▶ Aim of the task: Exactly the lines from the one with "Emit a Python" to the one with "y_ticks = [-30, -28, -26, -24, -22, -20, -18, -16, -14]", both included, are to be printed again; leave out the rest.

▶ Given entries:

■ ■ ■ ■

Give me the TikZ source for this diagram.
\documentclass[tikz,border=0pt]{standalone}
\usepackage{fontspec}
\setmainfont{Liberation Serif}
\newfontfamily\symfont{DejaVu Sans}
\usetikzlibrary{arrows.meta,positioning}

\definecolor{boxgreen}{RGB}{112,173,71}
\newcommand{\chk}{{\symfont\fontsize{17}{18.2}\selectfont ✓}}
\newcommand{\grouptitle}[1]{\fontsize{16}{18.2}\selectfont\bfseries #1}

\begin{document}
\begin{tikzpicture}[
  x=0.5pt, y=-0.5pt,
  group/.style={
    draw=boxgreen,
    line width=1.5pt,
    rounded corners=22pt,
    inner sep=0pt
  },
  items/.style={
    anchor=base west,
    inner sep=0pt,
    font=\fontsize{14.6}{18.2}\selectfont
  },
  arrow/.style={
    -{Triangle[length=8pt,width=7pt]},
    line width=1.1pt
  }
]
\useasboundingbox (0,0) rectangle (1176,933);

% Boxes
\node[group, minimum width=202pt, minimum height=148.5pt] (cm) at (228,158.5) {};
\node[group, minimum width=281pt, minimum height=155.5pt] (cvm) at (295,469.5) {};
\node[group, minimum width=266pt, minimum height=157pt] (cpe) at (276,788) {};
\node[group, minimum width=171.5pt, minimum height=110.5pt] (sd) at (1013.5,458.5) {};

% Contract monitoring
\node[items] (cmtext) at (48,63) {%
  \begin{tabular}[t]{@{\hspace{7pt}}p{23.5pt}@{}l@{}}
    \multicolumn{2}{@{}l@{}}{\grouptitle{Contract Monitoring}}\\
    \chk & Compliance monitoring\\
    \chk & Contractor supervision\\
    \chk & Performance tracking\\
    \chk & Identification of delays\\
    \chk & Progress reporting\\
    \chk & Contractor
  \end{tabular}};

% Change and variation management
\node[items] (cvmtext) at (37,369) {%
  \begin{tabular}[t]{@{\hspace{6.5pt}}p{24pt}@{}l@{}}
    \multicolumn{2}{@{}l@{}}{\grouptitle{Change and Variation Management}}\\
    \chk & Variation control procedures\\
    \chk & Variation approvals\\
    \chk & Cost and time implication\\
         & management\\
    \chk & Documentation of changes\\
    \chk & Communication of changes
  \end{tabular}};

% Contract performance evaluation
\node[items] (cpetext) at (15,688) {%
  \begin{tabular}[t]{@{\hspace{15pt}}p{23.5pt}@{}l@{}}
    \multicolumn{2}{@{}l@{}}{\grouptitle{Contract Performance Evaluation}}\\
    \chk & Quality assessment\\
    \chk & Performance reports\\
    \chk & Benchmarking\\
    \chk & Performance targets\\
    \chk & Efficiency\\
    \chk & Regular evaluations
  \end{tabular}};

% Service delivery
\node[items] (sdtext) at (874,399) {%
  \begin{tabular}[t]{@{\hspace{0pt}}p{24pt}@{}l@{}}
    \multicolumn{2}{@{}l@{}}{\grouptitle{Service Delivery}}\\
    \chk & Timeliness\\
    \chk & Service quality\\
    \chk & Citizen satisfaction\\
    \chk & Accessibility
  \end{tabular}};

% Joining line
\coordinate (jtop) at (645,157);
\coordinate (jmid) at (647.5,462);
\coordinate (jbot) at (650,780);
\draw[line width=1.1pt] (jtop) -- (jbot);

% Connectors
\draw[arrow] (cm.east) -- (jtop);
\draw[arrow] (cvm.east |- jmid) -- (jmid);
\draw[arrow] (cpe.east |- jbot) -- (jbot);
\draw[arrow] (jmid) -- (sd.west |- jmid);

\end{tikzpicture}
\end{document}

■ ■ ■ ■

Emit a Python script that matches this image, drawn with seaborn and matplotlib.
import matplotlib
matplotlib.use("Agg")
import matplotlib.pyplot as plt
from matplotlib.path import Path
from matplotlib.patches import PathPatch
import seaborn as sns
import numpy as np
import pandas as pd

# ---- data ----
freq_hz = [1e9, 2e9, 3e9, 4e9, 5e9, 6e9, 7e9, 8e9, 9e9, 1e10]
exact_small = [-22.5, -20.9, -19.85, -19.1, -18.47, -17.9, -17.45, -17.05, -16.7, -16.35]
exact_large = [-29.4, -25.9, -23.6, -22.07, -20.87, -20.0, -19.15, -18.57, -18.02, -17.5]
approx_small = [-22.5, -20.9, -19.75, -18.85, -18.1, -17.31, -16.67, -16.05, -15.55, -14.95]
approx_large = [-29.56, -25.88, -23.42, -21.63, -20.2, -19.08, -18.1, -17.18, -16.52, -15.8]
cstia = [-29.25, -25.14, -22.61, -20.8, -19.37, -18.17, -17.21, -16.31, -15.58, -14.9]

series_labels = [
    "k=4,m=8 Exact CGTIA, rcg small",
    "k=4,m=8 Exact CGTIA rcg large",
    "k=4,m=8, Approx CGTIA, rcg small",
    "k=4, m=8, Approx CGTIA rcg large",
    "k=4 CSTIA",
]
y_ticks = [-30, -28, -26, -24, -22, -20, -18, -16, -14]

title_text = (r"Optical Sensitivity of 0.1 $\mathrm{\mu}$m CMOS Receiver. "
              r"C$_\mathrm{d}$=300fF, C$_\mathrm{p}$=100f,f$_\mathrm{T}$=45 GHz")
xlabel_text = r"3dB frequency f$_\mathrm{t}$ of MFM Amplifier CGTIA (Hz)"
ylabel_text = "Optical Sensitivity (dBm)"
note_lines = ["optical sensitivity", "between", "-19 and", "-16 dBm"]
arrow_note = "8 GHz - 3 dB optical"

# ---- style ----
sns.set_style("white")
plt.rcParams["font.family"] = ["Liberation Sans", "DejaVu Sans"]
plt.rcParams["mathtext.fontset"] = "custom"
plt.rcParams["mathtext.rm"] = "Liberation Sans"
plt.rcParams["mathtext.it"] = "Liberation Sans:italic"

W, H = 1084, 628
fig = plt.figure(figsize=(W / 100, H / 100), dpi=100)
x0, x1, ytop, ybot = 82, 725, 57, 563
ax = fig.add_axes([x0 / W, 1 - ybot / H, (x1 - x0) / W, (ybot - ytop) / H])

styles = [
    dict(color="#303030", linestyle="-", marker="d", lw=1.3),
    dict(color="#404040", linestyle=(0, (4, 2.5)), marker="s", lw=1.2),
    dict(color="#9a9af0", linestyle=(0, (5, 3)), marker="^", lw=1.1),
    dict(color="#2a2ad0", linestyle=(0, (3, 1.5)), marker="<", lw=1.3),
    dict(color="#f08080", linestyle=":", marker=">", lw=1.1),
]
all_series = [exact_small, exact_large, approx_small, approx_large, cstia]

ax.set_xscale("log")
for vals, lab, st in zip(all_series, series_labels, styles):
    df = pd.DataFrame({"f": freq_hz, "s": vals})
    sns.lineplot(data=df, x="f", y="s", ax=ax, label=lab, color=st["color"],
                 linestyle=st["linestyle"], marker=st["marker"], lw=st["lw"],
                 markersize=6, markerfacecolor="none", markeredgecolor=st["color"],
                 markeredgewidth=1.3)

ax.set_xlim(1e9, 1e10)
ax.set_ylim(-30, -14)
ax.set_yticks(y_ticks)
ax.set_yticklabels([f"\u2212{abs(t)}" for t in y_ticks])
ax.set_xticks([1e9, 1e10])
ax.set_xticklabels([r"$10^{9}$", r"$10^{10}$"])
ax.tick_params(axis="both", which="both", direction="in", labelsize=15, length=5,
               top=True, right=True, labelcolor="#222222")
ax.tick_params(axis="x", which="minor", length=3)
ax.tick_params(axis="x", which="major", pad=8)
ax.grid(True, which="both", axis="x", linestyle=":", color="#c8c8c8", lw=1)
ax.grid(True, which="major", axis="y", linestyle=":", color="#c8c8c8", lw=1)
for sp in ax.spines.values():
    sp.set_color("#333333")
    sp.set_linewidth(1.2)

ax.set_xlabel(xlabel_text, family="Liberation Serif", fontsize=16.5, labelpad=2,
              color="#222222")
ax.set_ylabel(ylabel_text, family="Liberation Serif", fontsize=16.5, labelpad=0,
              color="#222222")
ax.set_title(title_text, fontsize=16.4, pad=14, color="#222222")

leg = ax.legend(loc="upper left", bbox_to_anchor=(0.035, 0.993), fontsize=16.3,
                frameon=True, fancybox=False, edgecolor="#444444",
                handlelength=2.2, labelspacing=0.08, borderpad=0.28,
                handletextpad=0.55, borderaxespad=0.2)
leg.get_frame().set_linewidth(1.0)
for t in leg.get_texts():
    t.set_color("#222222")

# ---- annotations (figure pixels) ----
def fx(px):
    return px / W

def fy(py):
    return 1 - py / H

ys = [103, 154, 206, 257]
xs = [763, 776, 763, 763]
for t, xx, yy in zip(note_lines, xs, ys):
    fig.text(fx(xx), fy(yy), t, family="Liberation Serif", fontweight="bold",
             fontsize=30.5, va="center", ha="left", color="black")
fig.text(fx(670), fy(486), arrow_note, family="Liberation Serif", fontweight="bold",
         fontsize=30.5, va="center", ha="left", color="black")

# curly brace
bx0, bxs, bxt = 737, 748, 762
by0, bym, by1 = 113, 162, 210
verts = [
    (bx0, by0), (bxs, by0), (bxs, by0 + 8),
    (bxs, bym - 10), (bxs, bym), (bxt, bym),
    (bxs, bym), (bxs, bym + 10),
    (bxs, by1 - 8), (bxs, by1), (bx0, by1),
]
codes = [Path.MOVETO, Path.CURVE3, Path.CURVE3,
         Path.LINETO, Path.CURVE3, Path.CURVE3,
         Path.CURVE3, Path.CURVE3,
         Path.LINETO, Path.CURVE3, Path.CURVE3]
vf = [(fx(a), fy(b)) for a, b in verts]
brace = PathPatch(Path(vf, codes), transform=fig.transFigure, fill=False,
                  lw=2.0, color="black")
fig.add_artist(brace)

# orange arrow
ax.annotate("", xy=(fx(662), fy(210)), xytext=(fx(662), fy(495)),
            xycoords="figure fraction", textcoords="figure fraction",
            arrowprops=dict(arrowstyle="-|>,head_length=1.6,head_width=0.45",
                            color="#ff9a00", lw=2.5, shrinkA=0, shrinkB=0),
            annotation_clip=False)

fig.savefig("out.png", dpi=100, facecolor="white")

■ ■ ■ ■

▶ Task answer:
Emit a Python script that matches this image, drawn with seaborn and matplotlib.
import matplotlib
matplotlib.use("Agg")
import matplotlib.pyplot as plt
from matplotlib.path import Path
from matplotlib.patches import PathPatch
import seaborn as sns
import numpy as np
import pandas as pd

# ---- data ----
freq_hz = [1e9, 2e9, 3e9, 4e9, 5e9, 6e9, 7e9, 8e9, 9e9, 1e10]
exact_small = [-22.5, -20.9, -19.85, -19.1, -18.47, -17.9, -17.45, -17.05, -16.7, -16.35]
exact_large = [-29.4, -25.9, -23.6, -22.07, -20.87, -20.0, -19.15, -18.57, -18.02, -17.5]
approx_small = [-22.5, -20.9, -19.75, -18.85, -18.1, -17.31, -16.67, -16.05, -15.55, -14.95]
approx_large = [-29.56, -25.88, -23.42, -21.63, -20.2, -19.08, -18.1, -17.18, -16.52, -15.8]
cstia = [-29.25, -25.14, -22.61, -20.8, -19.37, -18.17, -17.21, -16.31, -15.58, -14.9]

series_labels = [
    "k=4,m=8 Exact CGTIA, rcg small",
    "k=4,m=8 Exact CGTIA rcg large",
    "k=4,m=8, Approx CGTIA, rcg small",
    "k=4, m=8, Approx CGTIA rcg large",
    "k=4 CSTIA",
]
y_ticks = [-30, -28, -26, -24, -22, -20, -18, -16, -14]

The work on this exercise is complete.